The request
Set down each line of the material that follows, exactly, with no pictures.

====

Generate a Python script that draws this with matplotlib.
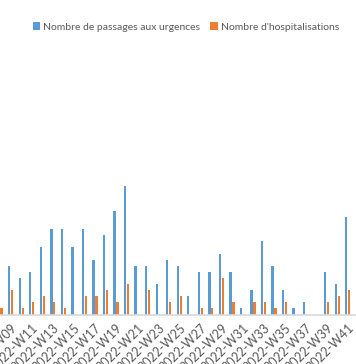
import matplotlib
matplotlib.use("Agg")
import matplotlib.pyplot as plt
import numpy as np

plt.rcParams['font.family'] = ['Lato', 'DejaVu Sans']

# weeks 2022-W08 .. 2022-W42 (chart is cropped on both sides)
weeks = ["2022-W%02d" % w for w in range(8, 43)]
urgences = [6, 8, 6, 7, 11, 14, 14, 11, 14, 9, 13, 17, 21, 8, 8, 5, 9,
            8, 3, 7, 7, 10, 7, 1, 4, 12, 8, 4, 1, 2, 0, 7, 5, 16, 8]
hospitalisations = [1, 4, 1, 2, 3, 2, 1, 0, 3, 3, 4, 2, 5, 0, 4, 0, 2,
                    3, 0, 1, 1, 6, 2, 0, 2, 2, 1, 2, 0, 0, 0, 2, 3, 4, 0]

BLUE = '#5B9BD5'
ORANGE = '#ED7D31'

fig = plt.figure(figsize=(3.56, 3.64), dpi=100)
ax = fig.add_axes([0, 49.5 / 364, 1, 269.5 / 364])

x = np.arange(len(weeks))
w = 0.22
ax.bar(x - 0.14, urgences, width=w, color=BLUE, label='Nombre de passages aux urgences')
ax.bar(x + 0.14, hospitalisations, width=w, color=ORANGE, label="Nombre d'hospitalisations")

ax.set_xlim(-0.015, 33.78)
ax.set_ylim(0, 44.2)
for s in ['top', 'right', 'left']:
    ax.spines[s].set_visible(False)
ax.spines['bottom'].set_color('#D9D9D9')
ax.spines['bottom'].set_linewidth(1.2)
ax.set_yticks([])

ax.set_xticks(x[1::2])
ax.set_xticklabels(weeks[1::2], rotation=45, ha='right', rotation_mode='anchor',
                   fontsize=9, color='#595959')
ax.tick_params(axis='x', length=0, pad=5)

fig.legend(loc='center', bbox_to_anchor=(0.522, 0.926), ncol=2, frameon=False,
           fontsize=7.5, handlelength=0.7, handleheight=0.7, handletextpad=0.3,
           columnspacing=1.0, labelcolor='#595959')

fig.savefig('out.png', dpi=100)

====

Response
Generate a Python script that draws this with matplotlib.
import matplotlib
matplotlib.use("Agg")
import matplotlib.pyplot as plt
import numpy as np

plt.rcParams['font.family'] = ['Lato', 'DejaVu Sans']

# weeks 2022-W08 .. 2022-W42 (chart is cropped on both sides)
weeks = ["2022-W%02d" % w for w in range(8, 43)]
urgences = [6, 8, 6, 7, 11, 14, 14, 11, 14, 9, 13, 17, 21, 8, 8, 5, 9,
            8, 3, 7, 7, 10, 7, 1, 4, 12, 8, 4, 1, 2, 0, 7, 5, 16, 8]
hospitalisations = [1, 4, 1, 2, 3, 2, 1, 0, 3, 3, 4, 2, 5, 0, 4, 0, 2,
                    3, 0, 1, 1, 6, 2, 0, 2, 2, 1, 2, 0, 0, 0, 2, 3, 4, 0]

BLUE = '#5B9BD5'
ORANGE = '#ED7D31'

fig = plt.figure(figsize=(3.56, 3.64), dpi=100)
ax = fig.add_axes([0, 49.5 / 364, 1, 269.5 / 364])

x = np.arange(len(weeks))
w = 0.22
ax.bar(x - 0.14, urgences, width=w, color=BLUE, label='Nombre de passages aux urgences')
ax.bar(x + 0.14, hospitalisations, width=w, color=ORANGE, label="Nombre d'hospitalisations")

ax.set_xlim(-0.015, 33.78)
ax.set_ylim(0, 44.2)
for s in ['top', 'right', 'left']:
    ax.spines[s].set_visible(False)
ax.spines['bottom'].set_color('#D9D9D9')
ax.spines['bottom'].set_linewidth(1.2)
ax.set_yticks([])

ax.set_xticks(x[1::2])
ax.set_xticklabels(weeks[1::2], rotation=45, ha='right', rotation_mode='anchor',
                   fontsize=9, color='#595959')
ax.tick_params(axis='x', length=0, pad=5)

fig.legend(loc='center', bbox_to_anchor=(0.522, 0.926), ncol=2, frameon=False,
           fontsize=7.5, handlelength=0.7, handleheight=0.7, handletextpad=0.3,
           columnspacing=1.0, labelcolor='#595959')

fig.savefig('out.png', dpi=100)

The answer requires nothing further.